Purpose: Several novel therapies for castration-resistant prostate cancer (CRPC) have been approved with randomized phase III studies with continuing observational research either planned or ongoing. Accurately identifying patients with CRPC in electronic health care data is critical for quality observational research, resource allocation, and quality improvement. Previous work in this area has relied on either structured laboratory results and medication data or natural language processing (NLP) methods. However, a computable phenotype using both structured data and NLP identifies these patients with more accuracy.
Methods: The Corporate Data Warehouse (CDW) of the Veterans Health Administration (VHA) was used to collect PCa diagnoses, prostate-specific antigen test results, and information regarding patient characteristics and medication use. The final system used for validation and subsequent analysis combined the NLP system and an algorithm of structured laboratory and medication data to identify patients as being diagnosed with CRPC. Patients with both a documented diagnosis of CRPC and a documented diagnosis of metastatic PCa were classified as having mCRPC by this system.
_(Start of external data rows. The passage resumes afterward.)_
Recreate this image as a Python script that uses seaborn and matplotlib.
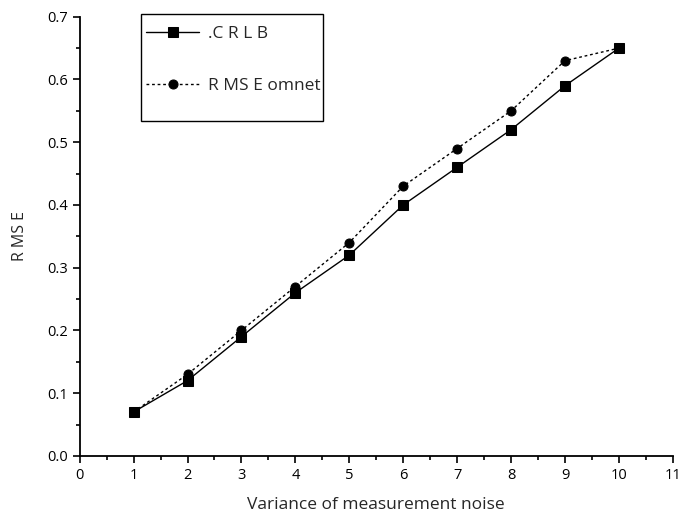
import pandas as pd
import seaborn as sns
import matplotlib.pyplot as plt
from matplotlib.patches import Rectangle
from matplotlib.ticker import MultipleLocator

variance = [1, 2, 3, 4, 5, 6, 7, 8, 9, 10]
crlb = [0.07, 0.12, 0.19, 0.26, 0.32, 0.40, 0.46, 0.52, 0.59, 0.65]
rmse_omnet = [0.07, 0.13, 0.20, 0.27, 0.34, 0.43, 0.49, 0.55, 0.63, 0.65]
series_names = [".C R L B", "R MS E omnet"]

df = pd.DataFrame({
    "variance": variance * 2,
    "value": crlb + rmse_omnet,
    "series": [series_names[0]] * len(variance) + [series_names[1]] * len(variance),
})

sns.set_style("ticks")
plt.rcParams['font.family'] = ['Open Sans', 'DejaVu Sans']

fig = plt.figure(figsize=(6.81, 5.24), dpi=100)
ax = fig.add_axes([0.117, 0.130, 0.871, 0.838])

sns.lineplot(data=df, x="variance", y="value", hue="series", style="series",
             palette=["black", "black"], markers=["s", "o"],
             dashes=[(None, None), (2, 2)], markersize=6.5, linewidth=1,
             markeredgecolor="black", ax=ax)

ax.set_xlim(0, 11)
ax.set_ylim(0, 0.7)
ax.xaxis.set_major_locator(MultipleLocator(1))
ax.xaxis.set_minor_locator(MultipleLocator(0.5))
ax.yaxis.set_major_locator(MultipleLocator(0.1))
ax.yaxis.set_minor_locator(MultipleLocator(0.05))
ax.yaxis.set_major_formatter(plt.FormatStrFormatter('%.1f'))
ax.tick_params(which='major', direction='out', length=5, width=1.2, colors='black', labelsize=10.5)
ax.tick_params(which='minor', direction='out', length=3, width=1.2, colors='black')
for s in ["left", "bottom"]:
    ax.spines[s].set_linewidth(1.3)
    ax.spines[s].set_color("black")
sns.despine(ax=ax)

ax.set_xlabel("Variance of measurement noise", fontsize=12.5, labelpad=10)
ax.set_ylabel("R MS E", fontsize=11.5, labelpad=14)

# legend without its own frame; box drawn separately (taller than the entries)
leg = ax.legend(loc="upper left", bbox_to_anchor=(143 / 681, 1 - 22 / 524),
                bbox_transform=fig.transFigure, frameon=False,
                fontsize=12.5, handlelength=3.0, handletextpad=0.55,
                labelspacing=2.1, borderpad=0.2, borderaxespad=0)
fig.patches.append(Rectangle((141 / 681, 1 - 121 / 524), 182 / 681, 107 / 524,
                             transform=fig.transFigure, fill=False,
                             edgecolor="black", linewidth=1, zorder=5))

fig.savefig("out.png", dpi=100)
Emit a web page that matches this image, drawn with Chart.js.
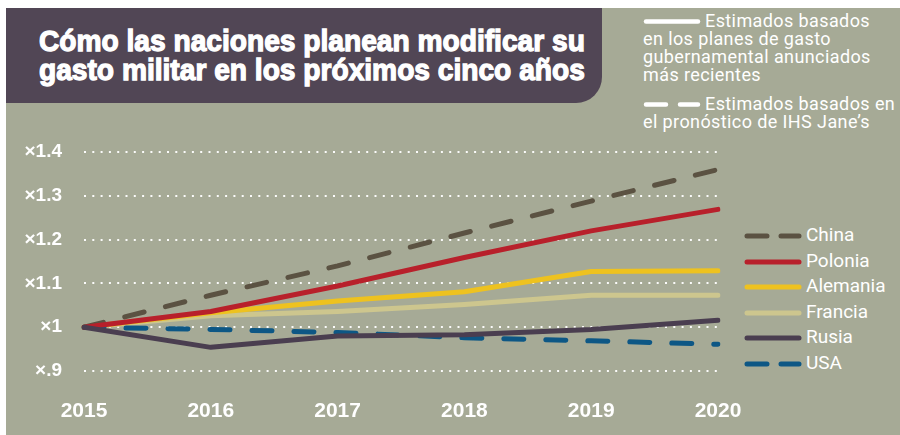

Results: Among 1.2 million veterans with PCa, the International Classification of Diseases (ICD)-10 diagnosis code for CRPC (Z19.2) identifies 3,791 patients from 2016 when the code was created until 2022, compared with the combined algorithm which identifies 14,103, 10,312 more than ICD-10 codes alone, from 2016 to 2022. The combined algorithm showed a sensitivity of 97.9% and a specificity of 99.2%.
Conclusion: ICD-10 codes proved to be insufficient for capturing CRPC in the VHA CDW data. Using both structured and unstructured data identified more than double the number of patients compared with ICD-10 codes alone. Application of this combined approach drastically improved identification of real-world patients and enables high-quality observational research in mCRPC.